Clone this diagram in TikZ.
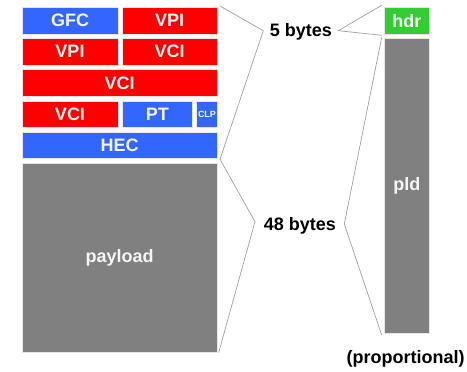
\documentclass[tikz,border=0pt]{standalone}
\usepackage{fontspec}
\setmainfont{Liberation Sans}
\definecolor{fblue}{HTML}{3366FF}
\definecolor{fred}{HTML}{FF0000}
\definecolor{fgreen}{HTML}{33CC33}
\definecolor{fgrey}{HTML}{808080}
\definecolor{edge}{HTML}{E6E6E6}
\definecolor{bracket}{HTML}{A0A0A0}
\begin{document}
\begin{tikzpicture}[x=1pt,y=-1pt,
  field/.style={draw=edge,line width=0.8pt,inner sep=0pt,outer sep=0pt,
    text=white!96!black,font=\fontsize{18}{18}\selectfont\bfseries},
  blue/.style={field,fill=fblue},
  red/.style={field,fill=fred},
  green/.style={field,fill=fgreen},
  grey/.style={field,fill=fgrey},
  sz/.style 2 args={minimum width=#1pt,minimum height=#2pt},
  label/.style={font=\fontsize{18}{18}\selectfont\bfseries,inner sep=1pt},
  brace/.style={draw=bracket,line width=0.7pt}]
\useasboundingbox (0,0) rectangle (467,372);

% ATM cell header fields
\node[blue,sz={96}{27}]   (gfc)  at (70,20.8)    {GFC};
\node[red,sz={95.3}{27}]  (vpia) at (169.7,20.8) {VPI};
\node[red,sz={96}{27}]    (vpib) at (70,51.8)    {VPI};
\node[red,sz={95.3}{27}]  (vcia) at (169.7,51.8) {VCI};
\node[red,sz={195.3}{27}] (vcib) at (119.7,83.2) {VCI};
\node[red,sz={96}{26.7}]  (vcic) at (70,114.3)   {VCI};
\node[blue,sz={70.7}{26.7}] (pt) at (157.3,114.3) {PT};
\node[blue,sz={20.6}{26.7},font=\fontsize{9}{9}\selectfont\bfseries] (clp) at (207,114.3) {CLP};
\node[blue,sz={195.3}{26.7}] (hec) at (119.7,145.3) {HEC};
% payload
\node[grey,sz={195.3}{188.7}] (payload) at (119.7,257.7) {payload};

% proportional view
\node[green,sz={45.7}{27}] (hdr) at (406.8,20.8) {hdr};
\node[grey,sz={45.7}{295}] (pld) at (406.8,185.8) {pld};

% size labels
\node[label] (five)  at (301,32.3)  {5 bytes};
\node[label] (forty) at (300,225.7) {48 bytes};
\node[label] (prop)  at (405.7,359) {(proportional)};

% bracket end points
\coordinate (lt) at (220,6);
\coordinate (lm) at (220,159.3);
\coordinate (lb) at (218.7,352.5);
\coordinate (rt) at (381.7,5.3);
\coordinate (rm1) at (381.7,35.3);
\coordinate (rm2) at (381.7,37.3);
\coordinate (rb) at (381.7,335);

% brackets pointing at the labels
\draw[brace] (lt) -- (263.3,30.7) -- (lm);
\draw[brace] (lm) -- (255,221.7) -- (lb);
\draw[brace] (rt) -- (338.3,30.7) -- (rm1);
\draw[brace] (rm2) -- (344.3,224) -- (rb);
\end{tikzpicture}
\end{document}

• EXERCISE REQUIREMENTS: The material above holds pictures; copy everything else in it exactly.

• PROBLEM SOLUTION:
Clone this diagram in TikZ.
\documentclass[tikz,border=0pt]{standalone}
\usepackage{fontspec}
\setmainfont{Liberation Sans}
\definecolor{fblue}{HTML}{3366FF}
\definecolor{fred}{HTML}{FF0000}
\definecolor{fgreen}{HTML}{33CC33}
\definecolor{fgrey}{HTML}{808080}
\definecolor{edge}{HTML}{E6E6E6}
\definecolor{bracket}{HTML}{A0A0A0}
\begin{document}
\begin{tikzpicture}[x=1pt,y=-1pt,
  field/.style={draw=edge,line width=0.8pt,inner sep=0pt,outer sep=0pt,
    text=white!96!black,font=\fontsize{18}{18}\selectfont\bfseries},
  blue/.style={field,fill=fblue},
  red/.style={field,fill=fred},
  green/.style={field,fill=fgreen},
  grey/.style={field,fill=fgrey},
  sz/.style 2 args={minimum width=#1pt,minimum height=#2pt},
  label/.style={font=\fontsize{18}{18}\selectfont\bfseries,inner sep=1pt},
  brace/.style={draw=bracket,line width=0.7pt}]
\useasboundingbox (0,0) rectangle (467,372);

% ATM cell header fields
\node[blue,sz={96}{27}]   (gfc)  at (70,20.8)    {GFC};
\node[red,sz={95.3}{27}]  (vpia) at (169.7,20.8) {VPI};
\node[red,sz={96}{27}]    (vpib) at (70,51.8)    {VPI};
\node[red,sz={95.3}{27}]  (vcia) at (169.7,51.8) {VCI};
\node[red,sz={195.3}{27}] (vcib) at (119.7,83.2) {VCI};
\node[red,sz={96}{26.7}]  (vcic) at (70,114.3)   {VCI};
\node[blue,sz={70.7}{26.7}] (pt) at (157.3,114.3) {PT};
\node[blue,sz={20.6}{26.7},font=\fontsize{9}{9}\selectfont\bfseries] (clp) at (207,114.3) {CLP};
\node[blue,sz={195.3}{26.7}] (hec) at (119.7,145.3) {HEC};
% payload
\node[grey,sz={195.3}{188.7}] (payload) at (119.7,257.7) {payload};

% proportional view
\node[green,sz={45.7}{27}] (hdr) at (406.8,20.8) {hdr};
\node[grey,sz={45.7}{295}] (pld) at (406.8,185.8) {pld};

% size labels
\node[label] (five)  at (301,32.3)  {5 bytes};
\node[label] (forty) at (300,225.7) {48 bytes};
\node[label] (prop)  at (405.7,359) {(proportional)};

% bracket end points
\coordinate (lt) at (220,6);
\coordinate (lm) at (220,159.3);
\coordinate (lb) at (218.7,352.5);
\coordinate (rt) at (381.7,5.3);
\coordinate (rm1) at (381.7,35.3);
\coordinate (rm2) at (381.7,37.3);
\coordinate (rb) at (381.7,335);

% brackets pointing at the labels
\draw[brace] (lt) -- (263.3,30.7) -- (lm);
\draw[brace] (lm) -- (255,221.7) -- (lb);
\draw[brace] (rt) -- (338.3,30.7) -- (rm1);
\draw[brace] (rm2) -- (344.3,224) -- (rb);
\end{tikzpicture}
\end{document}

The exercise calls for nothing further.